The question you are asking is difficult to answer without getting into a lot of details. Denis has made some excellent points, but I'd like to add a few of my own. Some of this stuff has been said over and over, but it's worth repeating to give a sense of how the Chinese text "feels".

(1) All the texts in the Yi are very terse. Sentences consisting of 2, 3, 4 characters are most common. When you are dealing with texts this short and compressed, it is very difficult to detect a lot of richness of tone. Great stylists tend to be more prolix.
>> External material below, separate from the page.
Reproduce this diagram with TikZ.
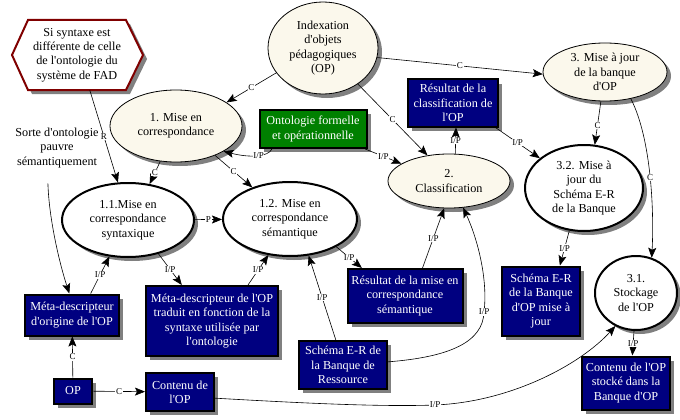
\documentclass[tikz,border=0pt]{standalone}
\usepackage{fontspec}
\setmainfont{Liberation Serif}[Ligatures=TeXOff]
\usetikzlibrary{arrows.meta,shapes.geometric,shadows,calc}
\definecolor{cream}{RGB}{251,248,236}
\definecolor{navy}{RGB}{0,0,128}
\definecolor{ogreen}{RGB}{0,128,0}
\definecolor{hexred}{RGB}{128,0,0}
\definecolor{shadowgray}{RGB}{128,128,128}
\begin{document}
\begin{tikzpicture}[x=1pt,y=-1pt,
  txt/.style={font=\fontsize{12.2}{14.3}\selectfont, align=center},
  shad/.style={drop shadow={shadow xshift=4pt,shadow yshift=-4pt,fill=shadowgray,opacity=1}},
  ell/.style={ellipse, txt, inner sep=-4pt, shad, fill=cream, draw=black, line width=0.8pt},
  ellw/.style={ellipse, txt, inner sep=-4pt, shad, fill=white, draw=black, line width=2pt},
  bx/.style={rectangle, txt, inner sep=0.5pt, shad, fill=navy, draw=black, line width=2pt, text=white},
  gbx/.style={bx, fill=ogreen},
  hexb/.style={draw=hexred, fill=white, line width=2pt, line join=miter},
  lbl/.style={font=\fontsize{9}{9}\selectfont, fill=white, inner sep=0.6pt},
  arr/.style={-{Stealth[length=10pt,width=8pt,inset=2pt]}, line width=0.6pt},
]
\useasboundingbox[fill=white] (0,0) rectangle (680,420);

% hexagon
\draw[hexb, shad] (12,55) -- (28,20) -- (126,20) -- (143,55) -- (126,90) -- (28,90) -- cycle;
\node[txt, minimum width=131pt, minimum height=70pt, inner sep=0pt] (hex) at (77,55)
  {Si syntaxe est\\différente de celle\\de l'ontologie du\\système de FAD};

% ellipses
\node[ell, minimum width=110pt, minimum height=92pt] (idx) at (323,48) {Indexation\\d'objets\\pédagogiques\\(OP)};
\node[ell, minimum width=132pt, minimum height=72pt] (m1) at (176,126) {1. Mise en\\correspondance};
\node[ell, minimum width=122pt, minimum height=54pt] (cls) at (449,181) {2.\\Classification};
\node[ell, minimum width=124pt, minimum height=58pt] (m3) at (605,72) {3. Mise à jour\\de la banque\\d'OP};
\node[ellw, minimum width=118pt, minimum height=86pt] (m32) at (584,188) {3.2. Mise à\\jour du\\Schéma E-R\\de la Banque};
\node[ellw, minimum width=132pt, minimum height=74pt] (m11) at (128,220) {1.1.Mise en\\correspondance\\syntaxique};
\node[ellw, minimum width=134pt, minimum height=74pt] (m12) at (290,219) {1.2. Mise en\\correspondance\\sémantique};
\node[ellw, minimum width=82pt, minimum height=74pt] (m31) at (636,293) {3.1.\\Stockage\\de l'OP};

% boxes
\node[gbx, minimum width=107pt, minimum height=38pt] (ont) at (313,129) {Ontologie formelle\\et opérationnelle};
\node[bx, minimum width=90pt, minimum height=47pt] (rescl) at (453,103) {Résultat de la\\classification de\\l'OP};
\node[bx, minimum width=94pt, minimum height=41pt] (meta0) at (72,315) {Méta-descripteur\\d'origine de l'OP};
\node[bx, minimum width=132pt, minimum height=70pt] (meta1) at (212,321) {Méta-descripteur de l'OP\\traduit en fonction de la\\syntaxe utilisée par\\l'ontologie};
\node[bx, minimum width=38pt, minimum height=25pt] (op) at (73,391) {OP};
\node[bx, minimum width=68pt, minimum height=38pt] (cont) at (180,392) {Contenu de\\l'OP};
\node[bx, minimum width=88pt, minimum height=48pt] (schres) at (343,365) {Schéma E-R de\\la Banque de\\Ressource};
\node[bx, minimum width=115pt, minimum height=54pt] (ressem) at (405,296) {Résultat de la mise en\\correspondance\\sémantique};
\node[bx, minimum width=78pt, minimum height=69pt] (schop) at (541,301) {Schéma E-R\\de la Banque\\d'OP mise à\\jour};
\node[bx, minimum width=88pt, minimum height=53pt] (contst) at (626,383) {Contenu de l'OP\\stocké dans la\\Banque d'OP};

% free text
\node[txt] (sorte) at (57,148) {Sorte d'ontologie\\pauvre\\sémantiquement};

% connectors
\draw[arr] (idx.208) -- node[lbl]{C} (m1.25);
\draw[arr] (idx.-10) -- node[lbl]{C} (m3.182);
\draw[arr] (idx.-46) -- node[lbl]{C} (cls.130);
\draw[arr] (hex.-70) -- node[lbl]{R} (m11.105);
\draw[arr] (m1.246) -- node[lbl]{C} (m11.59);
\draw[arr] (m1.-37) -- node[lbl]{C} (m12.140);
\draw[arr] (ont.206) .. controls (268,157) and (250,158) .. node[lbl,pos=0.45]{I/P} (m1.-28);
\draw[arr] (ont.-21) -- node[lbl]{I/P} (cls.160);
\draw[arr] (cls.77) -- node[lbl]{I/P} (rescl.-83);
\draw[arr] (rescl.-30) -- node[lbl]{I/P} (m32.146);
\draw[arr] (m3.262) -- node[lbl,pos=.55]{C} (m32.76);
\draw[arr] (m3.-46) .. controls (652,140) and (654,215) .. node[lbl]{C} (m31.66);
\draw[arr] (m32.251) -- node[lbl]{I/P} (schop.62);
\draw[arr] (m11) -- node[lbl]{P} (m12);
\draw[arr, shorten <=12pt] (sorte.-112) .. controls (49,220) and (60,265) .. (meta0.97);
\draw[arr] (meta0.49) -- node[lbl]{I/P} (m11.243);
\draw[arr] (m11.-48) -- node[lbl]{I/P} (meta1.130);
\draw[arr] (meta1.45) -- node[lbl]{I/P} (m12.239);
\draw[arr] (schres.106) -- node[lbl]{I/P} (m12.-63);
\draw[arr] (m12.-31) -- node[lbl]{I/P} (ressem.147);
\draw[arr] (ressem.58) -- node[lbl]{I/P} (cls.-100);
\draw[arr] (schres.4) .. controls (450,357) and (483,342) .. (484,312) node[lbl]{I/P}
  .. controls (488,280) and (478,240) .. (cls.-62);
\draw[arr] (op) -- node[lbl]{C} (meta0);
\draw[arr] (op) -- node[lbl]{C} (cont);
\draw[arr] (cont.-10) .. controls (300,403) and (380,407) .. (435,405) node[lbl]{I/P}
  .. controls (510,402) and (580,365) .. (m31.238);
\draw[arr] (m31.-93) -- node[lbl]{I/P} (contst.77);
\end{tikzpicture}
\end{document}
(2) The language must be regarded as serious and formal if the Yi originated, as we think it did, as a kind of consultation tool for royal policy and guidance. Divination as the ancient Chinese practiced it was a serious matter. Animals and even people were killed in sacrifice, religious rituals created a sacred space and time for readings. Readings were important enough to record permanently (we think this is how writing began in China). This means you aren't going to find a lot of jokes or clever witticisms in the Yi, and I cringe every time I hear somebody talk about the Yi's sense of humor. Explain the joke to the thousands of captives and animals who died in these rituals. Ha, ha.

(3) The Yi has a fairly small vocabulary, and tends to use the same characters and groups of characters repeatedly. Some of them seem to be formulas or specialized vocabulary for divination. When you read the character for "good fortune" over and over in dozens of texts, it becomes hard to know what it really means in any particular context. Does it always mean the same thing wherever it's used? Nobody knows.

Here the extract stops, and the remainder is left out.